14 julio 2009

La revolución


Dejé de hablar de amor después de conocerlo. No hay necesidad de búsqueda tras desentrañar el misterio. Dejé de hablar de amor y ya creí que no podía hablar de nada más.
Creí morir cuando dejé de ser un niño. Como si la vida no tuviera más sentido perdida la inocencia. Creí que en su pureza se escondía el secreto de todas las cosas y que por ser un adulto ya no merecía malgastar mi ilusión en descubrirlo.
También creí que el mundo estaba hecho de grandes obras y que yo, antes destinado a escribir con las mías muchas páginas, no sería capaz de completar ninguna. En eso no me equivocaba. No tendré ninguna gran obra. Por suerte, este tiempo no lo exige.
Darme cuenta de que no soy un genio me dejó mudo. Al fin y al cabo, mis palabras ya han sido mil veces dichas, y mis ojos jamás descubrirán nuevos mundos.

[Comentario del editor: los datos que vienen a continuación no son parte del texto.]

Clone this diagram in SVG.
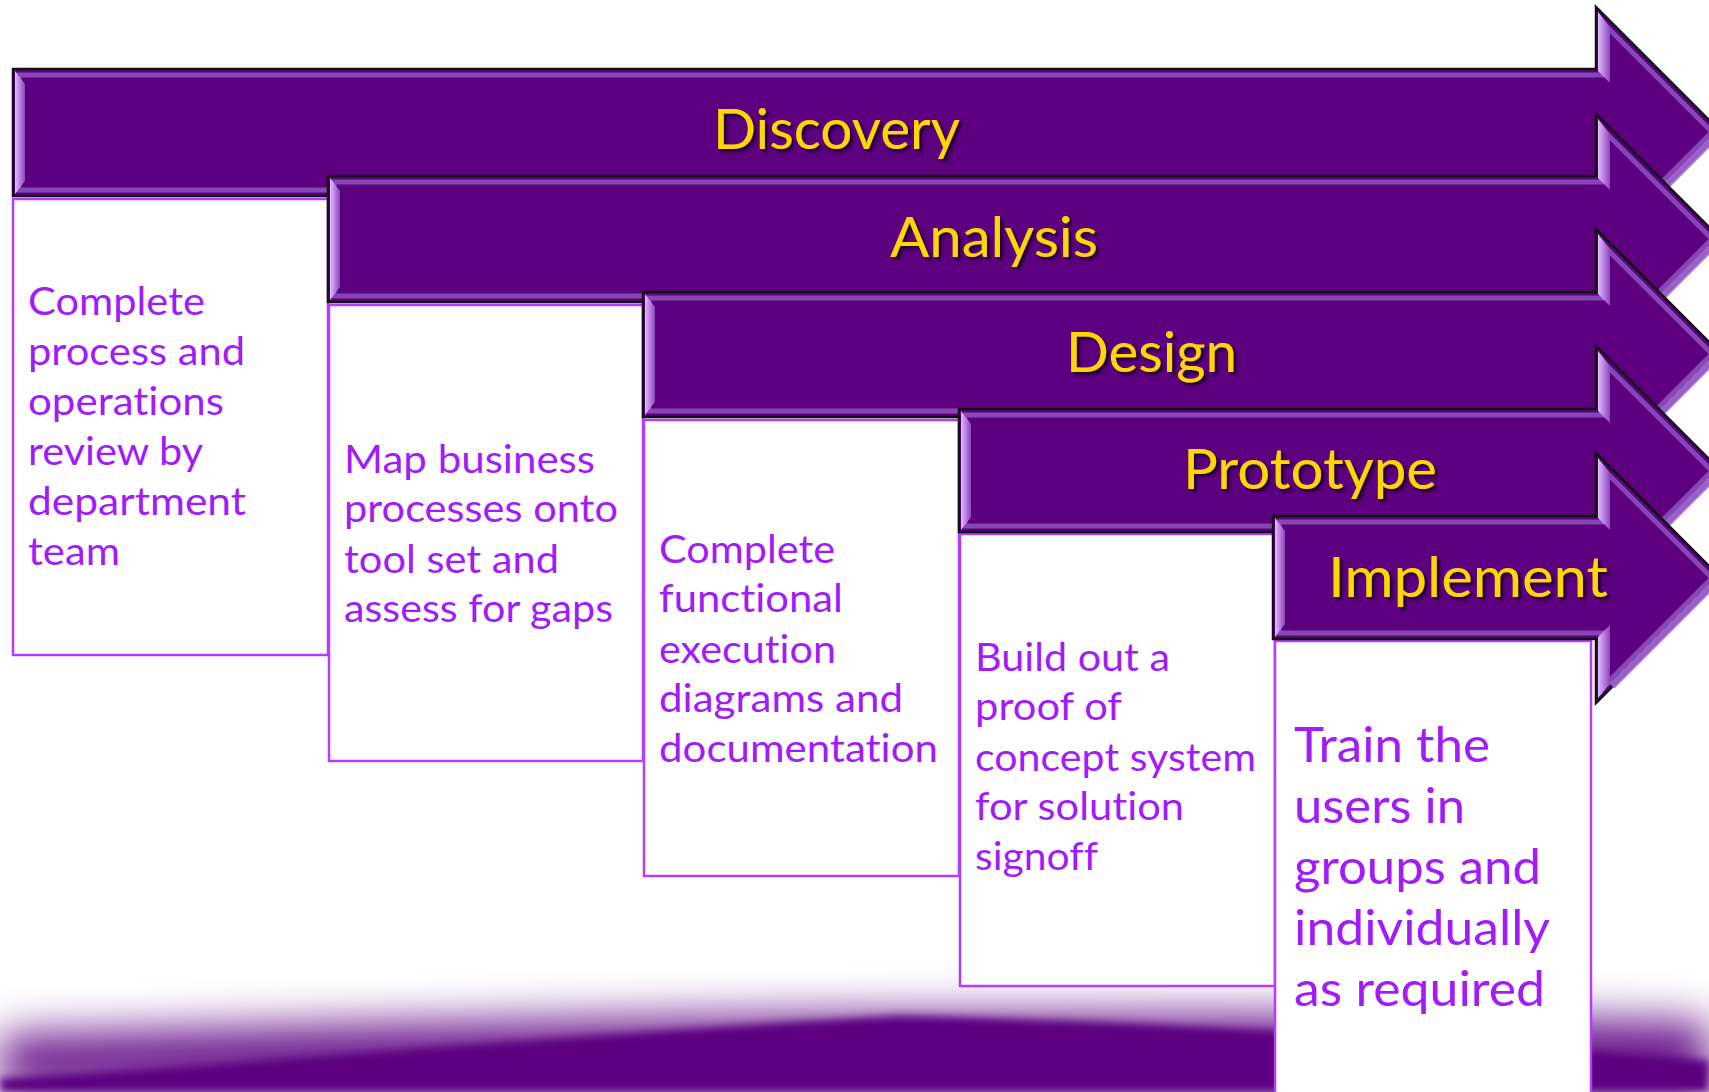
<svg xmlns="http://www.w3.org/2000/svg" width="1709" height="1092" viewBox="0 0 1709 1092">
<style>
.arrow{fill:#5C0080;stroke:#111;stroke-width:2.5;stroke-linejoin:miter}
.bevel{fill:none;stroke:#8E52C0;stroke-width:5;opacity:0.85}
.bar{fill:url(#barGrad)}
.diag{stroke:#A46AD6;stroke-width:7;opacity:0.9}
.h{font-family:Lato,"Open Sans",sans-serif;font-size:56px;fill:#FFD700;filter:url(#tshadow);font-variant-ligatures:none}
.box{fill:#fff;stroke:#B53DFF;stroke-width:2.5}
.t{font-family:Lato,"Open Sans",sans-serif;font-size:39px;fill:#A21CFA;font-variant-ligatures:none}
.tl{font-family:Lato,"Open Sans",sans-serif;font-size:49px;fill:#A21CFA;font-variant-ligatures:none}
</style>
<defs>
<linearGradient id="barGrad" x1="0" y1="0" x2="1" y2="0">
<stop offset="0" stop-color="#E4B8FF"/>
<stop offset="1" stop-color="#8A48BC"/>
</linearGradient>
<filter id="tshadow" x="-10%" y="-20%" width="130%" height="150%">
<feGaussianBlur in="SourceAlpha" stdDeviation="1.5"/>
<feOffset dx="2.5" dy="3" result="o"/>
<feFlood flood-color="#1a0025" flood-opacity="0.85"/>
<feComposite in2="o" operator="in"/>
<feMerge><feMergeNode/><feMergeNode in="SourceGraphic"/></feMerge>
</filter>
<filter id="blurBig" x="-10%" y="-100%" width="120%" height="300%"><feGaussianBlur stdDeviation="22"/></filter>
<filter id="blurSmall" x="-10%" y="-100%" width="120%" height="300%"><feGaussianBlur stdDeviation="4"/></filter>
</defs>
<rect width="1709" height="1092" fill="#fff"/>

<g id="wave">
<path d="M0,1092 L0,1035 C300,1025 650,1016 900,1014 C1150,1014 1450,1014 1709,1022 L1709,1092 Z" fill="#5C0080" filter="url(#blurBig)" opacity="0.9"/>
<path d="M0,1092 L0,1078 C300,1060 650,1030 900,1016 C1150,1022 1450,1040 1709,1060 L1709,1092 Z" fill="#5C0080" filter="url(#blurSmall)"/>
</g>

<g id="box-discovery">
<rect class="box" x="13" y="199" width="315" height="456"/>
<text class="t"><tspan x="28" y="315" textLength="177" lengthAdjust="spacingAndGlyphs">Complete</tspan><tspan x="28" y="365" textLength="217" lengthAdjust="spacingAndGlyphs">process and</tspan><tspan x="28" y="415" textLength="196" lengthAdjust="spacingAndGlyphs">operations</tspan><tspan x="28" y="465" textLength="175" lengthAdjust="spacingAndGlyphs">review by</tspan><tspan x="28" y="515" textLength="218" lengthAdjust="spacingAndGlyphs">department</tspan><tspan x="28" y="565" textLength="92" lengthAdjust="spacingAndGlyphs">team</tspan></text>
</g>
<g id="box-analysis">
<rect class="box" x="329" y="305" width="314" height="456"/>
<text class="t"><tspan x="344" y="473" textLength="251" lengthAdjust="spacingAndGlyphs">Map business</tspan><tspan x="344" y="522" textLength="274" lengthAdjust="spacingAndGlyphs">processes onto</tspan><tspan x="344" y="573" textLength="215" lengthAdjust="spacingAndGlyphs">tool set and</tspan><tspan x="344" y="622" textLength="269" lengthAdjust="spacingAndGlyphs">assess for gaps</tspan></text>
</g>
<g id="box-design">
<rect class="box" x="644" y="420" width="315" height="456"/>
<text class="t"><tspan x="659" y="563" textLength="176" lengthAdjust="spacingAndGlyphs">Complete</tspan><tspan x="659" y="612" textLength="184" lengthAdjust="spacingAndGlyphs">functional</tspan><tspan x="659" y="663" textLength="177" lengthAdjust="spacingAndGlyphs">execution</tspan><tspan x="659" y="712" textLength="244" lengthAdjust="spacingAndGlyphs">diagrams and</tspan><tspan x="659" y="762" textLength="279" lengthAdjust="spacingAndGlyphs">documentation</tspan></text>
</g>
<g id="box-prototype">
<rect class="box" x="960" y="534" width="315" height="452"/>
<text class="t"><tspan x="975" y="671" textLength="195" lengthAdjust="spacingAndGlyphs">Build out a</tspan><tspan x="975" y="720" textLength="147" lengthAdjust="spacingAndGlyphs">proof of</tspan><tspan x="975" y="771" textLength="281" lengthAdjust="spacingAndGlyphs">concept system</tspan><tspan x="975" y="820" textLength="209" lengthAdjust="spacingAndGlyphs">for solution</tspan><tspan x="975" y="870" textLength="123" lengthAdjust="spacingAndGlyphs">signoff</tspan></text>
</g>
<g id="box-implement">
<rect class="box" x="1275" y="641" width="316" height="460"/>
<text class="tl"><tspan x="1294" y="762" textLength="196" lengthAdjust="spacingAndGlyphs">Train the</tspan><tspan x="1294" y="823" textLength="171" lengthAdjust="spacingAndGlyphs">users in</tspan><tspan x="1294" y="884" textLength="247" lengthAdjust="spacingAndGlyphs">groups and</tspan><tspan x="1294" y="945" textLength="256" lengthAdjust="spacingAndGlyphs">individually</tspan><tspan x="1294" y="1006" textLength="251" lengthAdjust="spacingAndGlyphs">as required</tspan></text>
</g>

<g id="arrow-discovery">
<path class="arrow" d="M13,69 H1596 V7 L1721,132 L1596,257 V196 H13 Z"/>
<path class="bevel" d="M19,75 H1602 V22 L1712,132 L1602,242 V190 H19 Z"/>
<polygon class="bar" points="15,71 25,84 25,181 15,194"/>
<polygon class="bar" points="1598,12 1610,27 1610,83 1598,71"/>
<polygon class="bar" points="1598,194 1610,182 1610,238 1598,252"/>
<line class="diag" x1="1612" y1="240" x2="1712" y2="140"/>
<text class="h" x="713" y="149" textLength="247" lengthAdjust="spacingAndGlyphs">Discovery</text>
</g>
<g id="arrow-analysis">
<path class="arrow" d="M328,176 H1596 V114 L1721,239 L1596,364 V302 H328 Z"/>
<path class="bevel" d="M334,182 H1602 V129 L1712,239 L1602,349 V296 H334 Z"/>
<polygon class="bar" points="330,178 340,191 340,287 330,300"/>
<polygon class="bar" points="1598,119 1610,134 1610,190 1598,178"/>
<polygon class="bar" points="1598,300 1610,288 1610,345 1598,359"/>
<line class="diag" x1="1612" y1="347" x2="1712" y2="247"/>
<text class="h" x="890" y="257" textLength="208" lengthAdjust="spacingAndGlyphs">Analysis</text>
</g>
<g id="arrow-design">
<path class="arrow" d="M643,292 H1596 V229 L1721,354 L1596,479 V417 H643 Z"/>
<path class="bevel" d="M649,298 H1602 V244 L1712,354 L1602,464 V411 H649 Z"/>
<polygon class="bar" points="645,294 655,307 655,402 645,415"/>
<polygon class="bar" points="1598,234 1610,249 1610,306 1598,294"/>
<polygon class="bar" points="1598,415 1610,403 1610,460 1598,474"/>
<line class="diag" x1="1612" y1="462" x2="1712" y2="362"/>
<text class="h" x="1066" y="372" textLength="171" lengthAdjust="spacingAndGlyphs">Design</text>
</g>
<g id="arrow-prototype">
<path class="arrow" d="M959,409 H1596 V346 L1721,471 L1596,596 V532 H959 Z"/>
<path class="bevel" d="M965,415 H1602 V361 L1712,471 L1602,581 V526 H965 Z"/>
<polygon class="bar" points="961,411 971,424 971,517 961,530"/>
<polygon class="bar" points="1598,351 1610,366 1610,423 1598,411"/>
<polygon class="bar" points="1598,530 1610,518 1610,577 1598,591"/>
<line class="diag" x1="1612" y1="579" x2="1712" y2="479"/>
<text class="h" x="1183" y="489" textLength="254" lengthAdjust="spacingAndGlyphs">Prototype</text>
</g>
<g id="arrow-implement">
<path class="arrow" d="M1273,516 H1596 V453 L1721,578 L1596,703 V639 H1273 Z"/>
<path class="bevel" d="M1279,522 H1602 V468 L1712,578 L1602,688 V633 H1279 Z"/>
<polygon class="bar" points="1275,518 1285,531 1285,624 1275,637"/>
<polygon class="bar" points="1598,458 1610,473 1610,530 1598,518"/>
<polygon class="bar" points="1598,637 1610,625 1610,684 1598,698"/>
<line class="diag" x1="1612" y1="686" x2="1712" y2="586"/>
<text class="h" x="1328" y="597" textLength="280" lengthAdjust="spacingAndGlyphs">Implement</text>
</g>
</svg>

Y eso, que durante tiempo me corroyó el alma, hoy me alivia. Me alegra saber que lo único que puedo ver es lo que transcurre ante mis ojos. Ya no cometeré el error de considerarlo poco.
Tomando la idea de Lefebvre, están equivocados aquéllos que piensan que en la vida los momentos creativos constituyen las montañas y la vida cotidiana corresponde al llano. Al contrario, se ha de ver la vida cotidiana como un suelo fértil en el que crezcan las ideas y la acción del día a día configure un paisaje completo y hermoso.
Y para vivir no esperaré a que llegue la revolución. He tenido la fortuna de vivir en el tiempo en el que hacer la revolución está en mis manos.